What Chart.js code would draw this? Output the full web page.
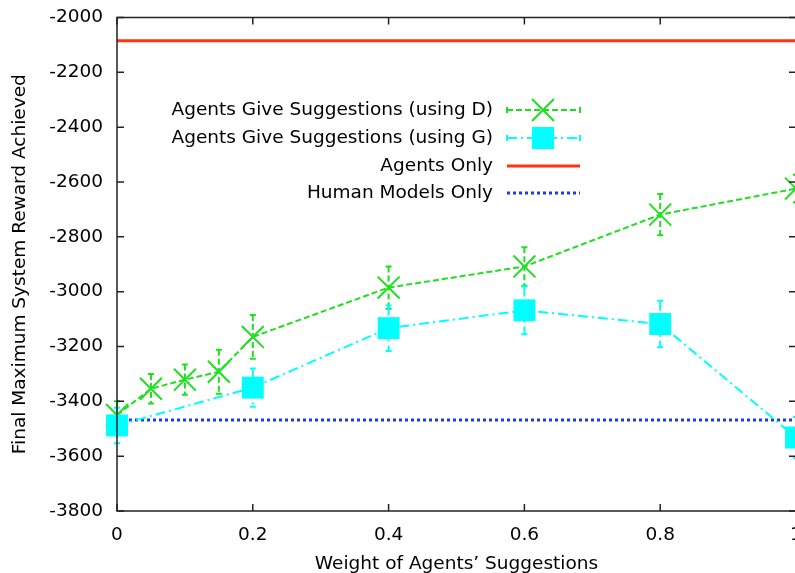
<!DOCTYPE html>
<html><head><meta charset="utf-8">
<script src="https://cdn.jsdelivr.net/npm/chart.js@4"></script>
<style>
html,body{margin:0;padding:0;background:#fff;overflow:hidden;}
#wrap{width:795px;height:573px;overflow:hidden;position:relative;background:#fff;}
canvas{position:absolute;left:0;top:0;}
</style></head><body>
<div id="wrap"><canvas id="c" width="830" height="573"></canvas></div>
<script>
// ---- data ----
const weightsD = [0, 0.05, 0.1, 0.15, 0.2, 0.4, 0.6, 0.8, 1.0];
const rewardD  = [-3450, -3354, -3321, -3292, -3165, -2985, -2908, -2719, -2624];
const errD     = [50, 54, 55, 80, 80, 77, 70, 75, 50];
const weightsG = [0, 0.2, 0.4, 0.6, 0.8, 1.0];
const rewardG  = [-3488, -3350, -3133, -3068, -3118, -3532];
const errG     = [65, 70, 83, 87, 85, 75];
const agentsOnly = -2085;
const humanOnly  = -3468;
const xLimits = [0, 1];
const yLimits = [-3800, -2000];
const labelD = 'Agents Give Suggestions (using D)';
const labelG = 'Agents Give Suggestions (using G)';
const labelA = 'Agents Only';
const labelH = 'Human Models Only';
const xTitle = 'Weight of Agents\u2019 Suggestions';
const yTitle = 'Final Maximum System Reward Achieved';

const FONT = '"DejaVu Sans", Verdana, sans-serif';
const FSIZE = 18.5;
const GREEN = '#1ee01e', CYAN = '#00ffff', RED = '#ff3311', BLUE = '#1a3ce8';
const dashD = [6, 3], dashG = [10, 4, 2, 4], dashH = [3, 3];

const errSeries = [
  {xs: weightsD, ys: rewardD, es: errD, color: GREEN, dash: dashD},
  {xs: weightsG, ys: rewardG, es: errG, color: CYAN, dash: dashG}
];

const errorBars = {
  id: 'errorBars',
  beforeDatasetsDraw(chart) {
    const {ctx, scales: {x, y}} = chart;
    ctx.save();
    errSeries.forEach(s => {
      ctx.strokeStyle = s.color;
      ctx.lineWidth = 2;
      s.xs.forEach((xv, i) => {
        const px = x.getPixelForValue(xv);
        const top = y.getPixelForValue(s.ys[i] + s.es[i]);
        const bot = y.getPixelForValue(s.ys[i] - s.es[i]);
        ctx.setLineDash(s.dash);
        ctx.beginPath(); ctx.moveTo(px, top); ctx.lineTo(px, bot); ctx.stroke();
        ctx.setLineDash([]);
        ctx.beginPath();
        ctx.moveTo(px - 3, top); ctx.lineTo(px + 3, top);
        ctx.moveTo(px - 3, bot); ctx.lineTo(px + 3, bot);
        ctx.stroke();
      });
    });
    ctx.restore();
  }
};

const frame = {
  id: 'frame',
  afterDatasetsDraw(chart) {
    const {ctx, chartArea: a, scales: {x, y}} = chart;
    ctx.save();
    ctx.strokeStyle = '#222';
    ctx.lineWidth = 1.5;
    ctx.setLineDash([]);
    ctx.strokeRect(a.left, a.top, a.right - a.left, a.bottom - a.top);
    ctx.beginPath();
    const tl = 7;
    x.ticks.forEach(t => {
      const px = x.getPixelForValue(t.value);
      ctx.moveTo(px, a.bottom); ctx.lineTo(px, a.bottom - tl);
      ctx.moveTo(px, a.top); ctx.lineTo(px, a.top + tl);
    });
    y.ticks.forEach(t => {
      const py = y.getPixelForValue(t.value);
      ctx.moveTo(a.left, py); ctx.lineTo(a.left + tl, py);
      ctx.moveTo(a.right, py); ctx.lineTo(a.right - tl, py);
    });
    ctx.stroke();
    ctx.restore();
  }
};

const keyBox = {
  id: 'keyBox',
  afterDraw(chart) {
    const {ctx} = chart;
    const textX = 493, x0 = 507, x1 = 580, mx = 543;
    const rows = [
      {label: labelD, y: 110, color: GREEN, dash: dashD, w: 2, mark: 'x', err: true},
      {label: labelG, y: 138, color: CYAN, dash: dashG, w: 2, mark: 'sq', err: true},
      {label: labelA, y: 166, color: RED, dash: [], w: 3},
      {label: labelH, y: 193, color: BLUE, dash: dashH, w: 3}
    ];
    ctx.save();
    ctx.font = FSIZE + 'px ' + FONT;
    ctx.textAlign = 'right';
    ctx.textBaseline = 'middle';
    rows.forEach(r => {
      ctx.fillStyle = '#000';
      ctx.fillText(r.label, textX, r.y);
      ctx.strokeStyle = r.color;
      ctx.lineWidth = r.w;
      ctx.setLineDash(r.dash);
      ctx.beginPath(); ctx.moveTo(x0, r.y); ctx.lineTo(x1, r.y); ctx.stroke();
      ctx.setLineDash([]);
      if (r.err) {
        ctx.lineWidth = 2;
        ctx.beginPath();
        ctx.moveTo(x0, r.y - 3); ctx.lineTo(x0, r.y + 3);
        ctx.moveTo(x1, r.y - 3); ctx.lineTo(x1, r.y + 3);
        ctx.stroke();
      }
      if (r.mark === 'x') {
        ctx.lineWidth = 2;
        ctx.beginPath();
        ctx.moveTo(mx - 11, r.y - 11); ctx.lineTo(mx + 11, r.y + 11);
        ctx.moveTo(mx - 11, r.y + 11); ctx.lineTo(mx + 11, r.y - 11);
        ctx.stroke();
      } else if (r.mark === 'sq') {
        ctx.fillStyle = r.color;
        ctx.fillRect(mx - 11, r.y - 11, 22, 22);
      }
    });
    ctx.restore();
  }
};

const toPts = (xs, ys) => xs.map((v, i) => ({x: v, y: ys[i]}));

new Chart(document.getElementById('c'), {
  type: 'scatter',
  data: {
    datasets: [
      {label: labelG, data: toPts(weightsG, rewardG), showLine: true, order: 0, clip: false,
       borderColor: CYAN, borderWidth: 2, borderDash: dashG,
       pointStyle: 'rect', pointRadius: 15.5, pointBackgroundColor: CYAN, pointBorderColor: CYAN, pointBorderWidth: 0},
      {label: labelH, data: toPts(xLimits, [humanOnly, humanOnly]), showLine: true, order: 1, clip: false,
       borderColor: BLUE, borderWidth: 3, borderDash: dashH, pointRadius: 0},
      {label: labelD, data: toPts(weightsD, rewardD), showLine: true, order: 2, clip: false,
       borderColor: GREEN, borderWidth: 2, borderDash: dashD,
       pointStyle: 'crossRot', pointRadius: 15.5, pointBorderColor: GREEN, pointBackgroundColor: GREEN, pointBorderWidth: 2},
      {label: labelA, data: toPts(xLimits, [agentsOnly, agentsOnly]), showLine: true, order: 3, clip: false,
       borderColor: RED, borderWidth: 3, pointRadius: 0}
    ]
  },
  options: {
    responsive: false,
    animation: false,
    events: [],
    layout: {padding: {top: 15, left: 0, right: 34, bottom: 0}},
    plugins: {legend: {display: false}, tooltip: {enabled: false}},
    scales: {
      x: {
        type: 'linear', min: xLimits[0], max: xLimits[1],
        ticks: {stepSize: 0.2, color: '#000', font: {family: FONT, size: FSIZE}, padding: 13,
                maxRotation: 0, callback: v => String(+v.toFixed(1))},
        grid: {display: false, drawTicks: false},
        border: {display: false},
        title: {display: true, text: xTitle, color: '#000', font: {family: FONT, size: FSIZE}, padding: {top: 0, bottom: -2}},
        afterFit: s => { s.height = 62; s.paddingLeft = 0; s.paddingRight = 0; }
      },
      y: {
        type: 'linear', min: yLimits[0], max: yLimits[1],
        ticks: {stepSize: 200, color: '#000', font: {family: FONT, size: FSIZE}, padding: 14,
                callback: v => String(v)},
        grid: {display: false, drawTicks: false},
        border: {display: false},
        title: {display: true, text: yTitle, color: '#000', font: {family: FONT, size: FSIZE}, padding: {top: 9, bottom: 0}},
        afterFit: s => { s.width = 117; s.paddingTop = 0; s.paddingBottom = 0; }
      }
    }
  },
  plugins: [errorBars, frame, keyBox]
});
</script>
</body></html>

WORK TO BE COMPLETED: Everything from the top line of the data down to and including the line with "const yTitle = 'Final" is to be copied, except the pictures.

REPLY TO THE TASK:
What Chart.js code would draw this? Output the full web page.
<!DOCTYPE html>
<html><head><meta charset="utf-8">
<script src="https://cdn.jsdelivr.net/npm/chart.js@4"></script>
<style>
html,body{margin:0;padding:0;background:#fff;overflow:hidden;}
#wrap{width:795px;height:573px;overflow:hidden;position:relative;background:#fff;}
canvas{position:absolute;left:0;top:0;}
</style></head><body>
<div id="wrap"><canvas id="c" width="830" height="573"></canvas></div>
<script>
// ---- data ----
const weightsD = [0, 0.05, 0.1, 0.15, 0.2, 0.4, 0.6, 0.8, 1.0];
const rewardD  = [-3450, -3354, -3321, -3292, -3165, -2985, -2908, -2719, -2624];
const errD     = [50, 54, 55, 80, 80, 77, 70, 75, 50];
const weightsG = [0, 0.2, 0.4, 0.6, 0.8, 1.0];
const rewardG  = [-3488, -3350, -3133, -3068, -3118, -3532];
const errG     = [65, 70, 83, 87, 85, 75];
const agentsOnly = -2085;
const humanOnly  = -3468;
const xLimits = [0, 1];
const yLimits = [-3800, -2000];
const labelD = 'Agents Give Suggestions (using D)';
const labelG = 'Agents Give Suggestions (using G)';
const labelA = 'Agents Only';
const labelH = 'Human Models Only';
const xTitle = 'Weight of Agents\u2019 Suggestions';
const yTitle = 'Final Maximum System Reward Achieved';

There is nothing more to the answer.